Carles fue miembro de la Crida, organización que no condenó el atentado de Hipercor

Militante de las Joventut Nacionalista de Catalunya y, posteriormente, de Convergencia, acabó de alcalde de Girona. Ese hombre que fundó la Agencia Catalana de Noticias o el diario electrónico Catalonia Today, en inglés, destinado a cantar las alabanzas del secesionismo de cara a otros países, el mismo que ahora nos ha conducido al epicentro de un huracán que amenaza con llevarse todo por delante, el bon noi, el chico de la comarca, ese buen tipo, sonriente, que podría ser nuestro amable vecino, ha tenido que llegar a la Presidencia para acabar destapando lo que él y los que son como él albergan dentro de su ama: un odio cerval hacia todo lo que no sea su ínfimo y reducido mundo ideológico. Hasta aquí, los datos puramente biográficos. Profundicemos.

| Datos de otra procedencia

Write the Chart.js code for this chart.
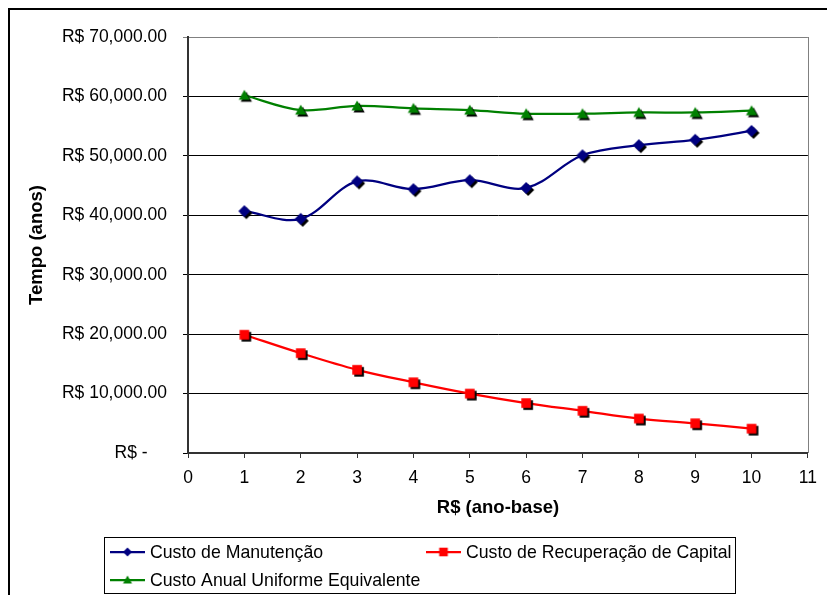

La venganza de los pueblerinos

Existe en Cataluña una dicotomía entre lo que venimos en denominar el mundo rural, el de los pequeños pueblos, y la gran metrópolis que es Barcelona. Las ideas liberales que se han producido históricamente en esta tierra han nacido y prosperado en el ámbito de las grandes urbes. El mismo Pablo Iglesias, el tipógrafo fundador del PSOE, reconocía que el socialismo solo podía triunfar en territorios industrializados como Cataluña o las provincias vascongadas. Es en esta tierra catalana donde nacen los primeros sindicatos, como el de Las Tres Clases de Vapor, es en Barcelona donde las luchas sindicales entre la CNT y los sindicatos amarillos auspiciados por la patronal luchan a tiro limpio por las calles, es en esta Cataluña barcelonesa donde triunfan las tesis federalistas de los Arús, Roure, Almirall.

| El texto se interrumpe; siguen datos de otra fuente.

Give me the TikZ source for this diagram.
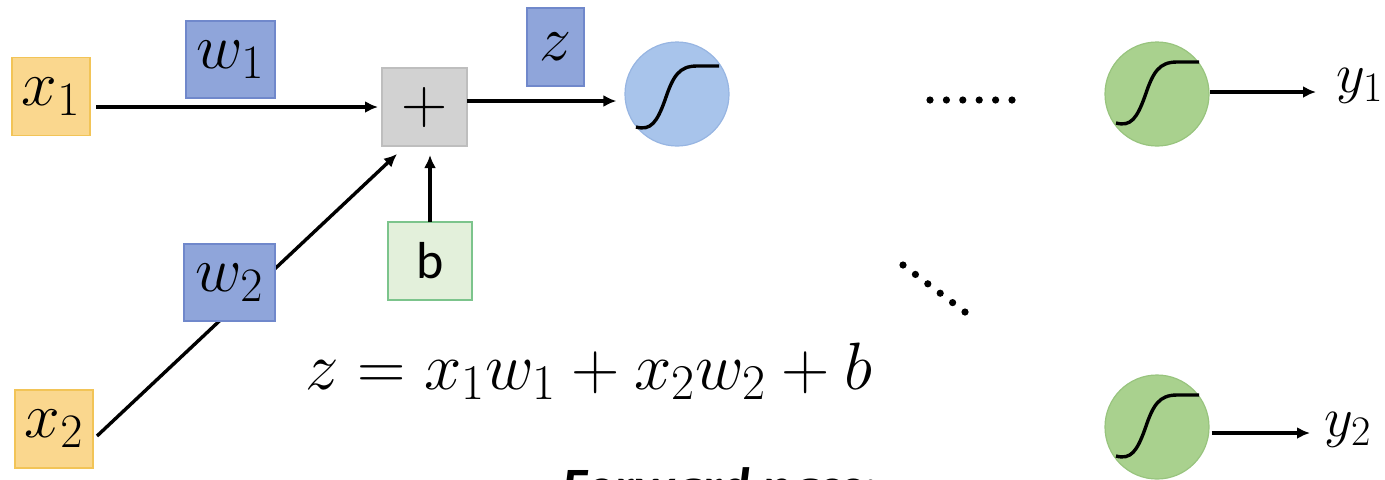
\RequirePackage{fix-cm}
\documentclass[tikz,border=0pt]{standalone}
\usepackage{fontspec}
\newfontfamily\carlito{Carlito}
\usetikzlibrary{arrows.meta,calc}
\DeclareMathSizes{32}{32}{24}{18}
\DeclareMathSizes{28}{28}{21}{16}
\DeclareMathSizes{33.5}{33.5}{25}{19}
\definecolor{xfill}{HTML}{FAD78E}
\definecolor{xborder}{HTML}{F2C457}
\definecolor{wfill}{HTML}{8FA5DA}
\definecolor{wborder}{HTML}{7088CB}
\definecolor{pfill}{HTML}{D2D2D2}
\definecolor{pborder}{HTML}{BEBEBE}
\definecolor{bfill}{HTML}{E3F0DB}
\definecolor{bborder}{HTML}{7CC48C}
\definecolor{sfill}{HTML}{A8C4EB}
\definecolor{sborder}{HTML}{97B5E2}
\definecolor{gfill}{HTML}{A9D18E}
\definecolor{gborder}{HTML}{98C47E}
\tikzset{
  lab/.style={inner sep=0pt, outer sep=0pt, line width=0.6pt, font=\fontsize{32}{36}\selectfont},
  xbox/.style={lab, fill=xfill, draw=xborder, minimum width=39pt, minimum height=39pt},
  wbox/.style={lab, fill=wfill, draw=wborder, minimum height=38.5pt},
  pbox/.style={lab, fill=pfill, draw=pborder, minimum width=42.5pt, minimum height=39pt},
  bbox/.style={lab, fill=bfill, draw=bborder, minimum width=42pt, minimum height=39pt, font=\carlito\fontsize{26}{30}\selectfont},
  neuron/.style={circle, inner sep=0pt, minimum size=52pt, line width=0.6pt},
  outlab/.style={inner sep=0pt, font=\fontsize{28}{32}\selectfont},
  arr/.style={-{Latex[length=6.5pt,width=6pt]}, line width=1.7pt},
  sigc/.pic={\draw[line width=1.7pt] (-41,33) .. controls (-26,37) and (-20,28) .. (-12,6) .. controls (-4,-18) and (2,-28) .. (20,-28) -- (42,-28);},
  dotc/.style={fill=black}
}
\begin{document}
\begin{tikzpicture}[x=0.5pt,y=-0.5pt]
\useasboundingbox (0,0) rectangle (1385,479);
\clip (0,0) rectangle (1385,479);
% boxes
\node[xbox] (x1) at (51,96.5) {$x_1$};
\node[wbox, minimum width=44.5pt] (w1) at (230.5,59.5) {$w_1$};
\node[pbox] (plus) at (424.5,107) {$+$};
\node[wbox, minimum width=28.5pt, minimum height=39pt] (zb) at (555.5,47) {$z$};
\node[bbox] (b) at (430,261) {b};
\node[xbox] (x2) at (54,429) {$x_2$};
% neurons
\node[neuron, fill=sfill, draw=sborder] (sig) at (677,94) {};
\node[neuron, fill=gfill, draw=gborder] (g1) at (1157,94) {};
\node[neuron, fill=gfill, draw=gborder] (g2) at (1157,427) {};
\pic at (sig) {sigc};
\pic at ($(g1)+(0,-4)$) {sigc};
\pic at ($(g2)+(0,-4)$) {sigc};
% outputs
\node[outlab, anchor=west] (y1) at (1336,86) {$y_1$};
\node[outlab, anchor=west] (y2) at (1324,430) {$y_2$};
% connectors
\draw[arr, shorten <=3pt, shorten >=2pt] (x1.east |- plus.west) -- (plus.west);
\draw[arr] ($(x2.east)+(4,7)$) -- ($(plus.south west)+(15,8)$);
\node[wbox, minimum width=45.5pt] (w2) at (229.5,282.5) {$w_2$};
\draw[arr, shorten >=4.5pt] (b.north) -- (b.north |- plus.south);
\coordinate (p1) at ($(plus.east)+(0,-6)$);
\draw[arr, shorten >=4pt] (p1) -- (p1 -| sig.west);
\coordinate (a1) at ($(g1.east)+(0,-2)$);
\draw[arr, shorten >=10pt] (a1) -- (a1 -| y1.west);
\coordinate (a2) at ($(g2.east)+(2,6)$);
\draw[arr, shorten >=7pt] (a2) -- (a2 -| y2.west);
% dots
\foreach \i in {0,...,5} \fill[dotc] (930+16.4*\i,100) circle (1.8pt);
\foreach \i in {0,...,5} \fill[dotc] (903+12.4*\i,265+9.4*\i) circle (1.8pt);
% equation
\node[anchor=base west, inner sep=0pt, font=\fontsize{33.5}{38}\selectfont] (eq) at (305,389) {$z=x_1w_1+x_2w_2+b$};
\node[anchor=base west, inner sep=0pt, font=\carlito\bfseries\itshape\fontsize{27}{32}\selectfont] (fp) at (562,505) {Forward pass:};
\end{tikzpicture}
\end{document}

El mundo rural es otra cosa. Profundamente arraigado en la propiedad, en la resistencia ante todo tipo de progreso social, anclado en un mundo casi feudal en el que los señores han nacido para mandar y el resto para obedecer, tiene una línea de pensamiento recogida - ¡y de qué modo! – primero por el nacionalismo de la Liga de Francesc Cambó y, posteriormente, por Jordi Pujol.

El mundo pueblerino, en el peor sentido del término, es en el que Puigdemont ha crecido y se ha formado. Es un ambiente poco permeable a nada que no sea su ideario basado en la jerarquía, en el darwinismo social, muy alejado del cosmopolitismo barcelonés que ha escrutado siempre con los ojos muy atentos todo lo que sucedía en París, en Manchester, en Roma.

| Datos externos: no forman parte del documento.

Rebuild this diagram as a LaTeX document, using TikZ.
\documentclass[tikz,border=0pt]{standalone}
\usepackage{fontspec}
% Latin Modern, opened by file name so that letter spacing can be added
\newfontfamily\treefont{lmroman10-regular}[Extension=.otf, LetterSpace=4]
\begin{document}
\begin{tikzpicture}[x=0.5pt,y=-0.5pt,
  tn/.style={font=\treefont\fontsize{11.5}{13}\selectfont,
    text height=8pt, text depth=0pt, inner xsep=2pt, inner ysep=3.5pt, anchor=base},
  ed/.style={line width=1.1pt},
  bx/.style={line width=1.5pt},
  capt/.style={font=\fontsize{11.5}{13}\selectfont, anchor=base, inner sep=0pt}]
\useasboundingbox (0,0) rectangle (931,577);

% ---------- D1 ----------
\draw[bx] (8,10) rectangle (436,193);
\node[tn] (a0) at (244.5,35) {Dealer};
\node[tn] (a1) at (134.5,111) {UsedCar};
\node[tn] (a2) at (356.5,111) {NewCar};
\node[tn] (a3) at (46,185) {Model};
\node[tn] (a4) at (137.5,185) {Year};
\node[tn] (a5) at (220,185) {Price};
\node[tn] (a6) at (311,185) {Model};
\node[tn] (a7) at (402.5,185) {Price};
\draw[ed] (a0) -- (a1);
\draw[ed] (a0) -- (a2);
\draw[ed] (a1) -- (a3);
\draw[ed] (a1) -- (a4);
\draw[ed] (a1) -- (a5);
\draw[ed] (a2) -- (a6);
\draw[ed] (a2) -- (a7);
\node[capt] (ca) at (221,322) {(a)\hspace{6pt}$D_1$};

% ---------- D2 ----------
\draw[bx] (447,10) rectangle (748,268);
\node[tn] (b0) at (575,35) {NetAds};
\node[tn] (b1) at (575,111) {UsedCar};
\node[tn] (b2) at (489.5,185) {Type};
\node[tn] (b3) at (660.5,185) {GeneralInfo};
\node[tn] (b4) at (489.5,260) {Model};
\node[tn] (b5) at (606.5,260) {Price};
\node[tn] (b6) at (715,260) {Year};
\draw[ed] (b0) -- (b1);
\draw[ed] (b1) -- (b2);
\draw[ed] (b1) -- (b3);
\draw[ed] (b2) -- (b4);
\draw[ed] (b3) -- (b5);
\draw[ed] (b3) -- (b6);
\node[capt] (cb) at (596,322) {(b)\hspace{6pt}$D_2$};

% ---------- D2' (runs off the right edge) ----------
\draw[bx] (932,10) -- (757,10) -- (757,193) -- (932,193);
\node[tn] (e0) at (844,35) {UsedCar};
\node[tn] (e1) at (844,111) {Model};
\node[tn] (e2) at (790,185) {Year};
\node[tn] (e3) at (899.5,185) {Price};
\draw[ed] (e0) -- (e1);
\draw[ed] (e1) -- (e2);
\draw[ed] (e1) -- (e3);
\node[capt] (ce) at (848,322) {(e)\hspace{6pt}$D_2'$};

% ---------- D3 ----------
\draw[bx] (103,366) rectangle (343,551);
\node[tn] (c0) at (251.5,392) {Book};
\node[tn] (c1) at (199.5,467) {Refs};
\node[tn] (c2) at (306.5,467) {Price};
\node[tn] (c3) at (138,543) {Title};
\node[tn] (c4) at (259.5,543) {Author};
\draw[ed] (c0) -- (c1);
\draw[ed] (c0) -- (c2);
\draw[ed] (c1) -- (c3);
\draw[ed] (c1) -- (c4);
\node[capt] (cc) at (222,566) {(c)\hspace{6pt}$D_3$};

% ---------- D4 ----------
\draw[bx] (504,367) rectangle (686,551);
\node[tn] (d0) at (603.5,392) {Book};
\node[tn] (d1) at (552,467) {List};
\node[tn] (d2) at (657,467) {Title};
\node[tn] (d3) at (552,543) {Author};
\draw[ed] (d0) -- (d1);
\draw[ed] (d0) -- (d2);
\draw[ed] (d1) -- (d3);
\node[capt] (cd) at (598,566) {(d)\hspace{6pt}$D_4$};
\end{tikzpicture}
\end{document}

Puigdemont es el último ejemplo del tipo de persona que produce ese rerapaís, la Cataluña “catalana” de la que tanto se han llenado la boca los convergentes a lo largo de estas cuatro décadas. Se ha demonizado todo lo que fuera modernidad, ridiculizándola, despreciando lo que no fuese la tradición catalana convenientemente manipulada y aderezada de manera torticera para satisfacer sus propios intereses.

El mundo pueblerino, en el peor sentido, es en el que Puigdemont ha crecido

De ahí nace ese supremacismo racista que ya preconizara el Doctor Robert, émulo de Sabino Arana. De ahí brota la recua de consignas acerca de la inferioridad de los españoles, el desprecio hacia los charnegos, la idea de que los catalanes mantenemos al resto de una España llena de vagos, pícaros, políticos corruptos y carcunda.

Carles Puigdemont ha culminado un proceso iniciado hace mucho tiempo: la venganza de los pueblerinos de mente estrecha que no conciben más que su propia idea, sus propios sueños enfebrecidos. Tienen la imagen de una Cataluña que jamás existió, bucólica, apaciblemente rural, en la que cada uno sabe el lugar que le toca y no se mueve de ahí. Les sobra España, claro, pero también les sobran leyes, sistemas democráticos, debates, partidos y discrepancias. Su totalitarismo es brutal, siendo ese su rasgo más importante.

El terrible problema de orden público que han generado lo vamos a pagar entre todos

El hombre que ha encabezado la procesión que ha despeñado alegremente a todo un país por el barranco de la nada cree, sinceramente, que eso es lo mejor. Entregado en brazos de los radicales – son “sus” radicales, decía un Conseller no hace mucho – ahora deberá asumir el tremendo error de su bando, el de mirar con desprecio por encima del hombro todo lo que no se acomoda a la estrecha visión de campanario de la iglesia de su pueblecito.

Han creído, en supina y arrogante ignorancia, que podían hacer de sus ombligos y carteras un nuevo estado. La ley deberá juzgarlos. Ahora bien, el terrible problema de orden público que ha generado su inflexibilidad, su cabezonería crimina, su testarudez nacionalista, lo vamos a tener que pagar entre todos. Los pasteles de Puigdemont van a sabernos muy amargos a los catalanes. Esa ha sido su venganza. Ese es nuestro desafío. No son héroes. Son locos. Locos de atar.